◆ **EXERCISE**
Write out each line exactly as given. Leave the pictures out of your copy.

--- begin DATA PROVIDED ---

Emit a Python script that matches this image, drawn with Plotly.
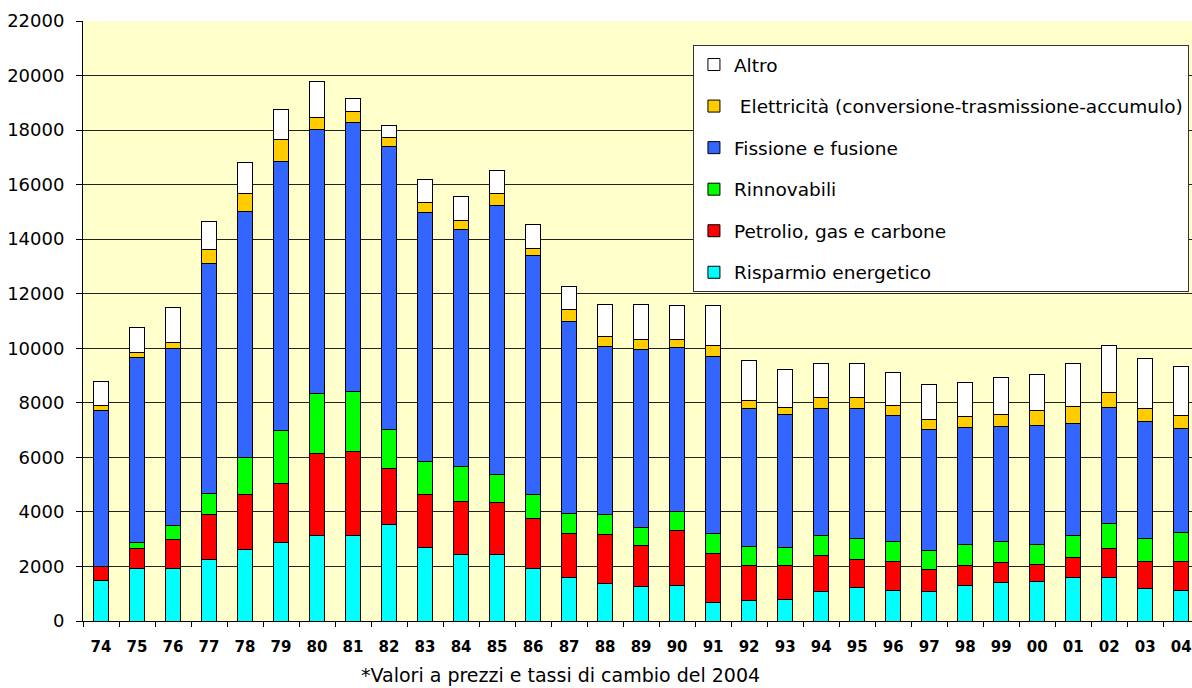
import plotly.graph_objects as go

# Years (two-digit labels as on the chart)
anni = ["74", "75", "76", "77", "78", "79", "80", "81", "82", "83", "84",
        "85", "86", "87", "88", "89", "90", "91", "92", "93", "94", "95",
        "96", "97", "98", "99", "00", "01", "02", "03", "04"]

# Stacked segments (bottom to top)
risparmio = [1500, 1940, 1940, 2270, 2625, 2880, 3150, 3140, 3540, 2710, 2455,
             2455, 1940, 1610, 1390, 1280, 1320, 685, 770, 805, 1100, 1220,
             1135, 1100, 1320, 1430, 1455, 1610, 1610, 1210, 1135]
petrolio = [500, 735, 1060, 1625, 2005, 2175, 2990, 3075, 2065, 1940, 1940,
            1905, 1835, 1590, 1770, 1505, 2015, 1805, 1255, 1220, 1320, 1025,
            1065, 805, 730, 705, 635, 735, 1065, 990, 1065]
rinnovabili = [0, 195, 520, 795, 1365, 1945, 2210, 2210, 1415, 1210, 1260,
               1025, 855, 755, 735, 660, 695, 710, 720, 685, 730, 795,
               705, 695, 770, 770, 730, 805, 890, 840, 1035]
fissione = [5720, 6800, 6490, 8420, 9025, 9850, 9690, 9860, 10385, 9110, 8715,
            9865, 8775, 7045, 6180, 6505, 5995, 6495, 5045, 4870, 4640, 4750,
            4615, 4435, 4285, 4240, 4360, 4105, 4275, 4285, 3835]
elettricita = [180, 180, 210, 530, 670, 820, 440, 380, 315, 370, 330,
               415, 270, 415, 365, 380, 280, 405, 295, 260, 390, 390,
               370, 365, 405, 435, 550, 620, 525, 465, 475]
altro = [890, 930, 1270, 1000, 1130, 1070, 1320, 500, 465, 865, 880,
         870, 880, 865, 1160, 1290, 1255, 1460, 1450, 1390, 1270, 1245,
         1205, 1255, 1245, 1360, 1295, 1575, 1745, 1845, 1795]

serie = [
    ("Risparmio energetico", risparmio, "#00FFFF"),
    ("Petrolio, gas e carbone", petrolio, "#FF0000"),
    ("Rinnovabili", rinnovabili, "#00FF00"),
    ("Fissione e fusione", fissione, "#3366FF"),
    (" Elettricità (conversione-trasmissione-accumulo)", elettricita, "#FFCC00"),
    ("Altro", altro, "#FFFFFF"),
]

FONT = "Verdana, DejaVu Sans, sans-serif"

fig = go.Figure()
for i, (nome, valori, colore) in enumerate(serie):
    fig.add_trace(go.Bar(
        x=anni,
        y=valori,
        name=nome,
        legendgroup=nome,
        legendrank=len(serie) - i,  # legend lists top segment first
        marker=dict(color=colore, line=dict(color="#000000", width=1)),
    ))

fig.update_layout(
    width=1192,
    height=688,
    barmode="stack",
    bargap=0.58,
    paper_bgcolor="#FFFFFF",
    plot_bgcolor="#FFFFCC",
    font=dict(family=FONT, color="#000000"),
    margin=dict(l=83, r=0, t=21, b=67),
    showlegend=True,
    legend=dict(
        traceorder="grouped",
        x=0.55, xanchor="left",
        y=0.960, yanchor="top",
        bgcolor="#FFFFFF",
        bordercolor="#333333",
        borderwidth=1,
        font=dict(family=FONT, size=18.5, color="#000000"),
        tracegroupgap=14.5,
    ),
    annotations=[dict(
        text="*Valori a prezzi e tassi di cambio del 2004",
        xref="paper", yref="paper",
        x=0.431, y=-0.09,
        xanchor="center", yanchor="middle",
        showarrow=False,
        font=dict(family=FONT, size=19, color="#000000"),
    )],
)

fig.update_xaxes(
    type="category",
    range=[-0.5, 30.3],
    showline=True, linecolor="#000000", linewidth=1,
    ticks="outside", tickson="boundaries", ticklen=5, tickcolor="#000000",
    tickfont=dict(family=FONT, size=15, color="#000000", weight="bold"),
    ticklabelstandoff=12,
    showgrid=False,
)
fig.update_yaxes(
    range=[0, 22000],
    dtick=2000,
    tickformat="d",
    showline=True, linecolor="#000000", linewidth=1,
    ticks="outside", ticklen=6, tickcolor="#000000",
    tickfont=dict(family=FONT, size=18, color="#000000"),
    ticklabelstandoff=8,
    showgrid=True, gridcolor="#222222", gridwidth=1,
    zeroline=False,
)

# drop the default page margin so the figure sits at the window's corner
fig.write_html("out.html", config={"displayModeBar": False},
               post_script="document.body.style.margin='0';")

--- end DATA PROVIDED ---

◆ **RESULT OF THIS TASK**
Emit a Python script that matches this image, drawn with Plotly.
import plotly.graph_objects as go

# Years (two-digit labels as on the chart)
anni = ["74", "75", "76", "77", "78", "79", "80", "81", "82", "83", "84",
        "85", "86", "87", "88", "89", "90", "91", "92", "93", "94", "95",
        "96", "97", "98", "99", "00", "01", "02", "03", "04"]

# Stacked segments (bottom to top)
risparmio = [1500, 1940, 1940, 2270, 2625, 2880, 3150, 3140, 3540, 2710, 2455,
             2455, 1940, 1610, 1390, 1280, 1320, 685, 770, 805, 1100, 1220,
             1135, 1100, 1320, 1430, 1455, 1610, 1610, 1210, 1135]
petrolio = [500, 735, 1060, 1625, 2005, 2175, 2990, 3075, 2065, 1940, 1940,
            1905, 1835, 1590, 1770, 1505, 2015, 1805, 1255, 1220, 1320, 1025,
            1065, 805, 730, 705, 635, 735, 1065, 990, 1065]
rinnovabili = [0, 195, 520, 795, 1365, 1945, 2210, 2210, 1415, 1210, 1260,
               1025, 855, 755, 735, 660, 695, 710, 720, 685, 730, 795,
               705, 695, 770, 770, 730, 805, 890, 840, 1035]
fissione = [5720, 6800, 6490, 8420, 9025, 9850, 9690, 9860, 10385, 9110, 8715,
            9865, 8775, 7045, 6180, 6505, 5995, 6495, 5045, 4870, 4640, 4750,
            4615, 4435, 4285, 4240, 4360, 4105, 4275, 4285, 3835]
elettricita = [180, 180, 210, 530, 670, 820, 440, 380, 315, 370, 330,
               415, 270, 415, 365, 380, 280, 405, 295, 260, 390, 390,
               370, 365, 405, 435, 550, 620, 525, 465, 475]
altro = [890, 930, 1270, 1000, 1130, 1070, 1320, 500, 465, 865, 880,
         870, 880, 865, 1160, 1290, 1255, 1460, 1450, 1390, 1270, 1245,
         1205, 1255, 1245, 1360, 1295, 1575, 1745, 1845, 1795]

serie = [
    ("Risparmio energetico", risparmio, "#00FFFF"),
    ("Petrolio, gas e carbone", petrolio, "#FF0000"),
    ("Rinnovabili", rinnovabili, "#00FF00"),
    ("Fissione e fusione", fissione, "#3366FF"),
    (" Elettricità (conversione-trasmissione-accumulo)", elettricita, "#FFCC00"),
    ("Altro", altro, "#FFFFFF"),
]

FONT = "Verdana, DejaVu Sans, sans-serif"

fig = go.Figure()
for i, (nome, valori, colore) in enumerate(serie):
    fig.add_trace(go.Bar(
        x=anni,
        y=valori,
        name=nome,
        legendgroup=nome,
        legendrank=len(serie) - i,  # legend lists top segment first
        marker=dict(color=colore, line=dict(color="#000000", width=1)),
    ))

fig.update_layout(
    width=1192,
    height=688,
    barmode="stack",
    bargap=0.58,
    paper_bgcolor="#FFFFFF",
    plot_bgcolor="#FFFFCC",
    font=dict(family=FONT, color="#000000"),
    margin=dict(l=83, r=0, t=21, b=67),
    showlegend=True,
    legend=dict(
        traceorder="grouped",
        x=0.55, xanchor="left",
        y=0.960, yanchor="top",
        bgcolor="#FFFFFF",
        bordercolor="#333333",
        borderwidth=1,
        font=dict(family=FONT, size=18.5, color="#000000"),
        tracegroupgap=14.5,
    ),
    annotations=[dict(
        text="*Valori a prezzi e tassi di cambio del 2004",
        xref="paper", yref="paper",
        x=0.431, y=-0.09,
        xanchor="center", yanchor="middle",
        showarrow=False,
        font=dict(family=FONT, size=19, color="#000000"),
    )],
)

fig.update_xaxes(
    type="category",
    range=[-0.5, 30.3],
    showline=True, linecolor="#000000", linewidth=1,
    ticks="outside", tickson="boundaries", ticklen=5, tickcolor="#000000",
    tickfont=dict(family=FONT, size=15, color="#000000", weight="bold"),
    ticklabelstandoff=12,
    showgrid=False,
)
fig.update_yaxes(
    range=[0, 22000],
    dtick=2000,
    tickformat="d",
    showline=True, linecolor="#000000", linewidth=1,
    ticks="outside", ticklen=6, tickcolor="#000000",
    tickfont=dict(family=FONT, size=18, color="#000000"),
    ticklabelstandoff=8,
    showgrid=True, gridcolor="#222222", gridwidth=1,
    zeroline=False,
)

# drop the default page margin so the figure sits at the window's corner
fig.write_html("out.html", config={"displayModeBar": False},
               post_script="document.body.style.margin='0';")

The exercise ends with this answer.